Gillis told students he liked to use the word “deniers” for “people who oppose climate science,” and that these people should never be called “skeptics.”

Gillis recently made headlines for a report on funding Harvard-Smithsonian scientist Willie Soon got from fossil fuel interests. Gillis wrote that Soon did not disclose that the funding came from an energy company that used coal, arguing the failure to disclose constituted a conflict of interest.

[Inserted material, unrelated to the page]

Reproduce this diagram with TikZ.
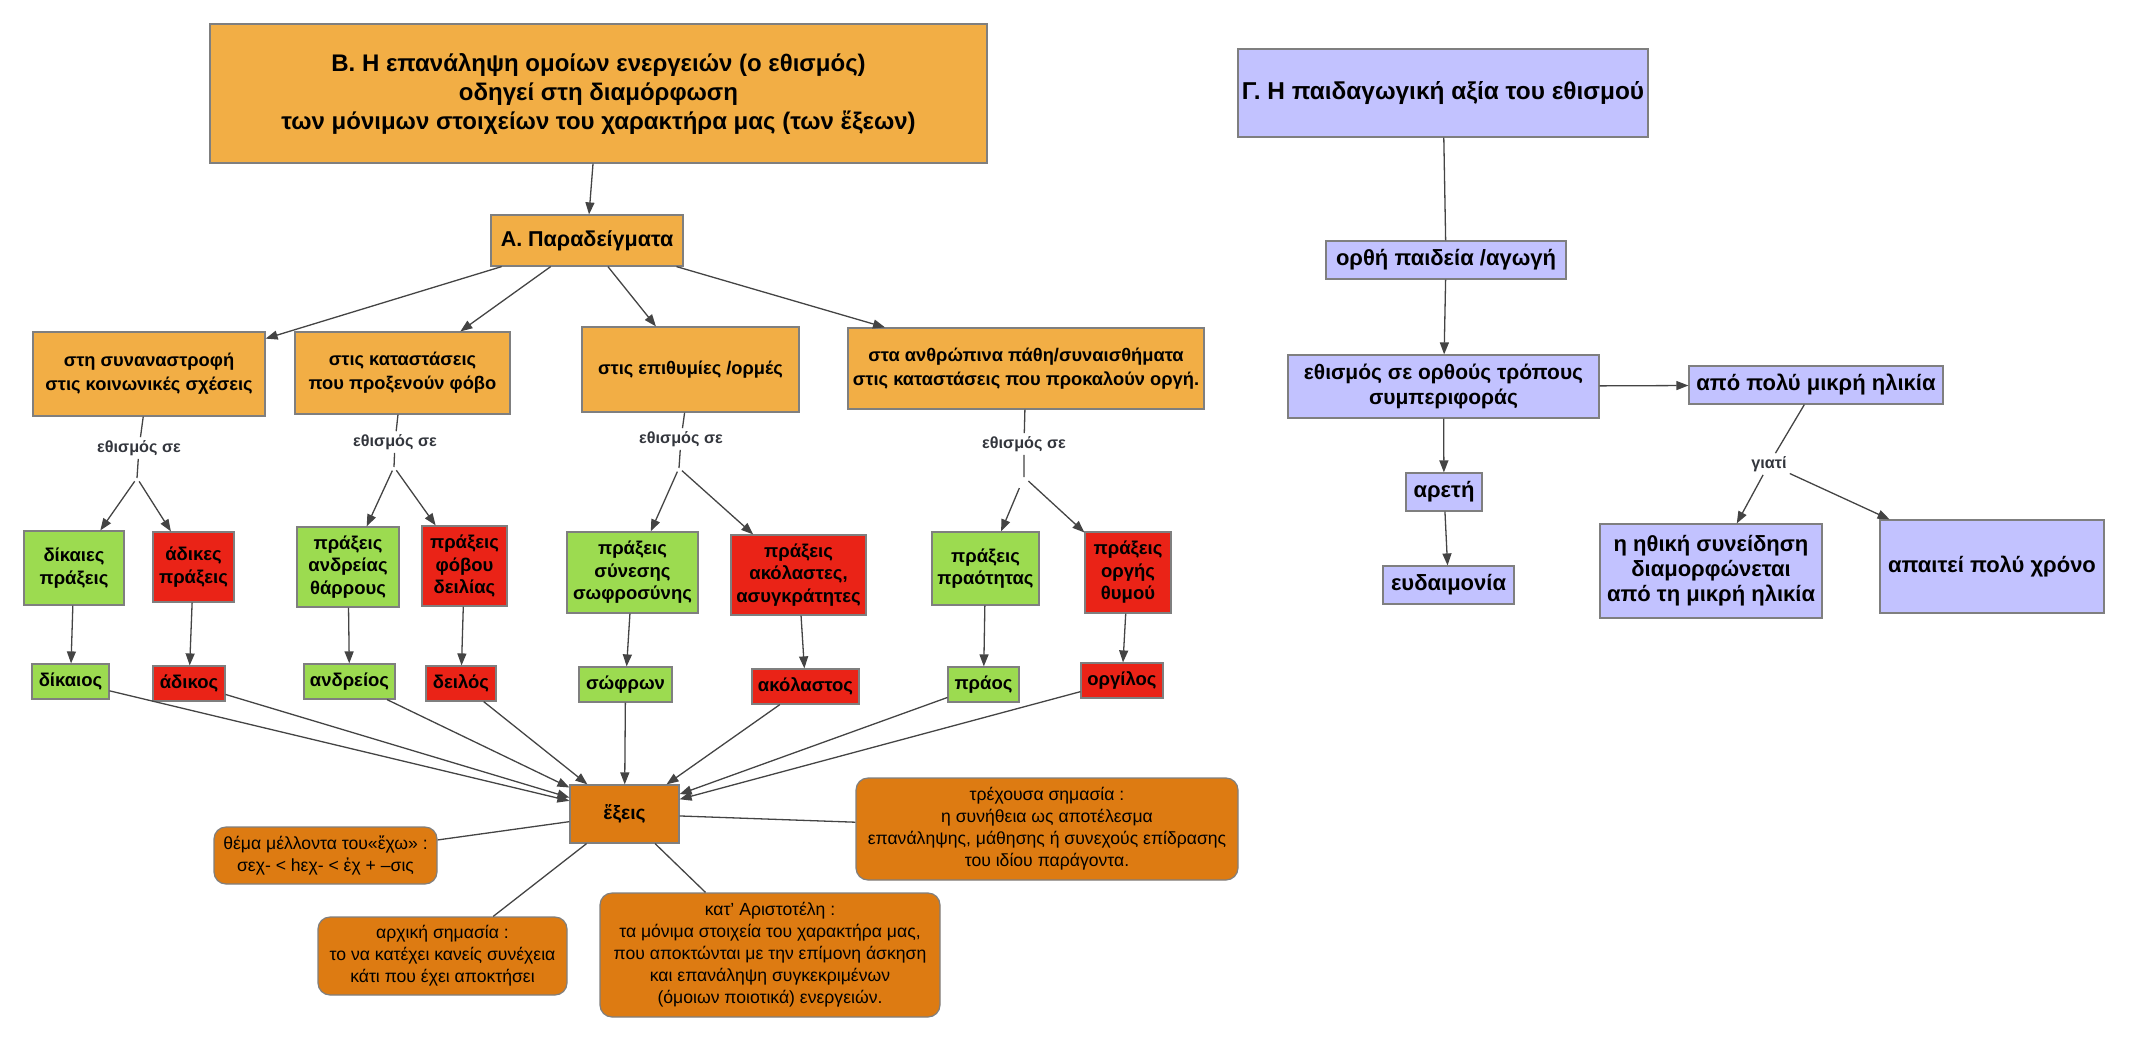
\documentclass[tikz,border=0pt]{standalone}
\usepackage{fontspec}
\setmainfont{Liberation Sans}
\usetikzlibrary{arrows.meta}

\definecolor{topicorange}{HTML}{F2AE45}
\definecolor{goodgreen}{HTML}{9CDB50}
\definecolor{badred}{HTML}{EA2317}
\definecolor{noteorange}{HTML}{DD7B12}
\definecolor{lavender}{HTML}{C2C2FF}
\definecolor{bordergray}{HTML}{7F7F7F}
\definecolor{linegray}{HTML}{444444}
\definecolor{phrasegray}{HTML}{33363D}

\begin{document}
\begin{tikzpicture}[x=1pt,y=-1pt,
    wh/.style 2 args={minimum width=#1pt,minimum height=#2pt},
    box/.style={draw=bordergray,line width=1.2pt,align=center,inner sep=2pt,
      font=\bfseries\fontsize{18.5}{22.5}\selectfont},
    topic/.style={box,fill=topicorange},
    good/.style={box,fill=goodgreen},
    bad/.style={box,fill=badred},
    note/.style={box,fill=noteorange,rounded corners=12pt,font=\fontsize{17.6}{22}\selectfont},
    value/.style={box,fill=lavender,font=\bfseries\fontsize{22}{25}\selectfont},
    phrase/.style={inner sep=3pt,text=phrasegray,font=\bfseries\fontsize{16.2}{18}\selectfont},
    link/.style={draw=linegray,line width=1.3pt},
    arrow/.style={link,-{Stealth[inset=0pt,length=12pt,width=9pt]}}]
        \useasboundingbox (0,0) rectangle (2129,1042);

        % Main concept and examples
        \node[topic,wh={777}{139},font=\bfseries\fontsize{24}{29}\selectfont] (habit) at (598.5,93.5)
          {Β. Η επανάληψη ομοίων ενεργειών (ο εθισμός)\\ οδηγεί στη διαμόρφωση\\ των μόνιμων στοιχείων του χαρακτήρα μας (των ἕξεων)};
        \node[topic,wh={192}{51},font=\bfseries\fontsize{21.5}{25}\selectfont] (examples) at (587,240.5) {Α. Παραδείγματα};

        \node[topic,wh={232}{84},font=\bfseries\fontsize{18.3}{24}\selectfont] (social) at (149,374) {στη συναναστροφή\\στις κοινωνικές σχέσεις};
        \node[topic,wh={215}{82},font=\bfseries\fontsize{18.3}{24}\selectfont] (fear) at (402.5,373) {στις καταστάσεις\\που προξενούν φόβο};
        \node[topic,wh={217}{85},font=\bfseries\fontsize{18.3}{24}\selectfont] (desire) at (690.5,369.5) {στις επιθυμίες /ορμές};
        \node[topic,wh={356}{81},font=\bfseries\fontsize{18.3}{24}\selectfont] (anger) at (1026,368.5) {στα ανθρώπινα πάθη/συναισθήματα\\στις καταστάσεις που προκαλούν οργή.};

        % Linking phrases
        \node[phrase] (ph1) at (139,448) {εθισμός σε};
        \node[phrase] (ph2) at (395,442) {εθισμός σε};
        \node[phrase] (ph3) at (681,439) {εθισμός σε};
        \node[phrase] (ph4) at (1024,444) {εθισμός σε};
        \coordinate (j1) at (137,478);
        \coordinate (j2) at (394,467);
        \coordinate (j3) at (679,468);
        \coordinate (j4) at (1024,477);

        % Actions
        \node[good,wh={100}{74}] (justAct) at (74,568) {δίκαιες\\πράξεις};
        \node[bad,wh={81}{70}] (unjustAct) at (193.5,567) {άδικες\\πράξεις};
        \node[good,wh={102}{80}] (braveAct) at (348,567) {πράξεις\\ανδρείας\\θάρρους};
        \node[bad,wh={85}{80}] (cowardAct) at (464.5,566) {πράξεις\\φόβου\\δειλίας};
        \node[good,wh={131}{81}] (temperAct) at (632.5,572.5) {πράξεις\\σύνεσης\\σωφροσύνης};
        \node[bad,wh={135}{80}] (licenAct) at (798.5,575) {πράξεις\\ακόλαστες,\\ασυγκράτητες};
        \node[good,wh={107}{73}] (gentleAct) at (985.5,568.5) {πράξεις\\πραότητας};
        \node[bad,wh={86}{81}] (angryAct) at (1128,572.5) {πράξεις\\οργής\\θυμού};

        % Resulting dispositions
        \node[good,wh={77}{35}] (just) at (70.5,681.5) {δίκαιος};
        \node[bad,wh={72}{35}] (unjust) at (189,683.5) {άδικος};
        \node[good,wh={91}{35}] (brave) at (349.5,681.5) {ανδρείος};
        \node[bad,wh={70}{35}] (coward) at (461,683.5) {δειλός};
        \node[good,wh={93}{35}] (temper) at (625.5,684.5) {σώφρων};
        \node[bad,wh={107}{35}] (licen) at (805.5,686.5) {ακόλαστος};
        \node[good,wh={71}{35}] (gentle) at (983.5,684.5) {πράος};
        \node[bad,wh={82}{35}] (angry) at (1122,680.5) {οργίλος};

        % Hexeis and notes
        \node[box,fill=noteorange,wh={109}{58},font=\bfseries\fontsize{19.3}{23}\selectfont] (hexeis) at (624.5,814) {ἕξεις};
        \node[note,wh={223}{57}] (future) at (325.5,855.5) {θέμα μέλλοντα του«ἔχω» :\\ σεχ- < hεχ- < ἐχ + –σις};
        \node[note,wh={249}{78}] (original) at (442.5,956) {αρχική σημασία :\\το να κατέχει κανείς συνέχεια\\κάτι που έχει αποκτήσει};
        \node[note,wh={340}{124}] (aristotle) at (770,955) {κατ' Αριστοτέλη :\\τα μόνιμα στοιχεία του χαρακτήρα μας,\\που αποκτώνται με την επίμονη άσκηση\\και επανάληψη συγκεκριμένων\\(όμοιων ποιοτικά) ενεργειών.};
        \node[note,wh={382}{102}] (current) at (1047,829) {τρέχουσα σημασία :\\η συνήθεια ως αποτέλεσμα\\επανάληψης, μάθησης ή συνεχούς επίδρασης\\του ιδίου παράγοντα.};

        % Connectors, left map
        \draw[arrow] (habit) -- (examples);
        \foreach \n in {social,fear,desire,anger} {
          \draw[arrow] (examples) -- (\n);
        }
        \draw[link] (social) -- (ph1) -- (j1);
        \draw[link] (fear) -- (ph2) -- (j2);
        \draw[link] (desire) -- (ph3) -- (j3);
        \draw[link] (anger) -- (ph4) -- (j4);
        \draw[arrow,shorten <=4pt] (j1) -- (justAct);
        \draw[arrow,shorten <=4pt] (j1) -- (unjustAct);
        \draw[arrow,shorten <=4pt] (j2) -- (braveAct);
        \draw[arrow,shorten <=4pt] (j2) -- (cowardAct);
        \draw[arrow,shorten <=4pt] (j3) -- (temperAct);
        \draw[arrow,shorten <=4pt] (j3) -- (licenAct);
        \draw[arrow,shorten <=12pt] (j4) -- (gentleAct);
        \draw[arrow,shorten <=6pt] (j4) -- (angryAct);
        \foreach \a/\b in {justAct/just,unjustAct/unjust,braveAct/brave,cowardAct/coward,
                           temperAct/temper,licenAct/licen,gentleAct/gentle,angryAct/angry} {
          \draw[arrow] (\a) -- (\b);
        }
        \foreach \n in {just,unjust,brave,coward,temper,licen,gentle,angry} {
          \draw[arrow] (\n) -- (hexeis);
        }
        \foreach \n in {future,original,aristotle,current} {
          \draw[link] (hexeis) -- (\n);
        }

        % Pedagogical value
        \node[value,wh={410}{88},font=\bfseries\fontsize{24.4}{28}\selectfont] (value) at (1443,93) {Γ. Η παιδαγωγική αξία του εθισμού};
        \node[value,wh={240}{38}] (upbringing) at (1446,260) {ορθή παιδεία /αγωγή};
        \node[value,wh={311}{63},font=\bfseries\fontsize{21}{25}\selectfont] (rightWays) at (1443.5,386.5) {εθισμός σε ορθούς τρόπους\\συμπεριφοράς};
        \node[value,wh={254}{38}] (early) at (1816,385) {από πολύ μικρή ηλικία};
        \node[value,wh={76}{38}] (virtue) at (1444,492) {αρετή};
        \node[value,wh={131}{38}] (happiness) at (1448.5,585) {ευδαιμονία};
        \node[phrase] (why) at (1769,464) {γιατί};
        \node[value,wh={222}{94}] (conscience) at (1711,571) {η ηθική συνείδηση\\διαμορφώνεται\\από τη μικρή ηλικία};
        \node[value,wh={224}{93}] (time) at (1992,566.5) {απαιτεί πολύ χρόνο};

        \draw[link] (value) -- (upbringing);
        \draw[arrow] (upbringing) -- (rightWays);
        \draw[arrow] (rightWays) -- (early);
        \draw[arrow] (rightWays) -- (virtue);
        \draw[arrow] (virtue) -- (happiness);
        \draw[link] (early) -- (why);
        \draw[arrow] (why) -- (conscience);
        \draw[arrow] (why) -- (time);

\end{tikzpicture}
\end{document}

The New York Times report sparked a congressional investigation into the finances of scientists who have challenged the Obama administration’s views on global warming. Lawmakers also inquired after industry groups and free market think tanks about their funding of science. Gillis’ reporting also included quotes from Harvard historian Naomi Oreskes, the co-author of the book that became the documentary “Merchants of Doubt.”

The documentary by “Food Inc.” director Robert Kenner attempts to paint global warming skeptics as old Cold Warriors who are paranoid that climate issues are another proxy for socialism. The film also attempts to argue that the fossil fuel industry has taken a page out of the tobacco industry playbook by funding slick PR-types and shady scientists to cast doubt on global warming.

Interestingly enough, Gillis’ New York Times report, which featured Oreskes, came out just three weeks before “Merchants of Doubt” was released. Gillis also quoted former Greenpeace activist Kert Davies — who has been giving information out to the press about Soon since 2009.

After the NY Times story came out, Davies wrote in his blog that “we have an idea for coming clean, a remedy…the illustrious Smithsonian Institution should sponsor free screenings nationwide of the upcoming theatrical film Merchants of Doubt, pay for school kids everywhere to go see it.”

“Maybe half a million dollars worth of screenings,” added Davies, who now heads up the Climate Investigations Center.

In the days that followed Gillis’s report, other news outlets began poking holes in accusations that Soon violated conflict of interest standards. Bloggers even pointed out that other scientists who similarly got money from institutions with ties to fossil fuels companies that were not disclosed.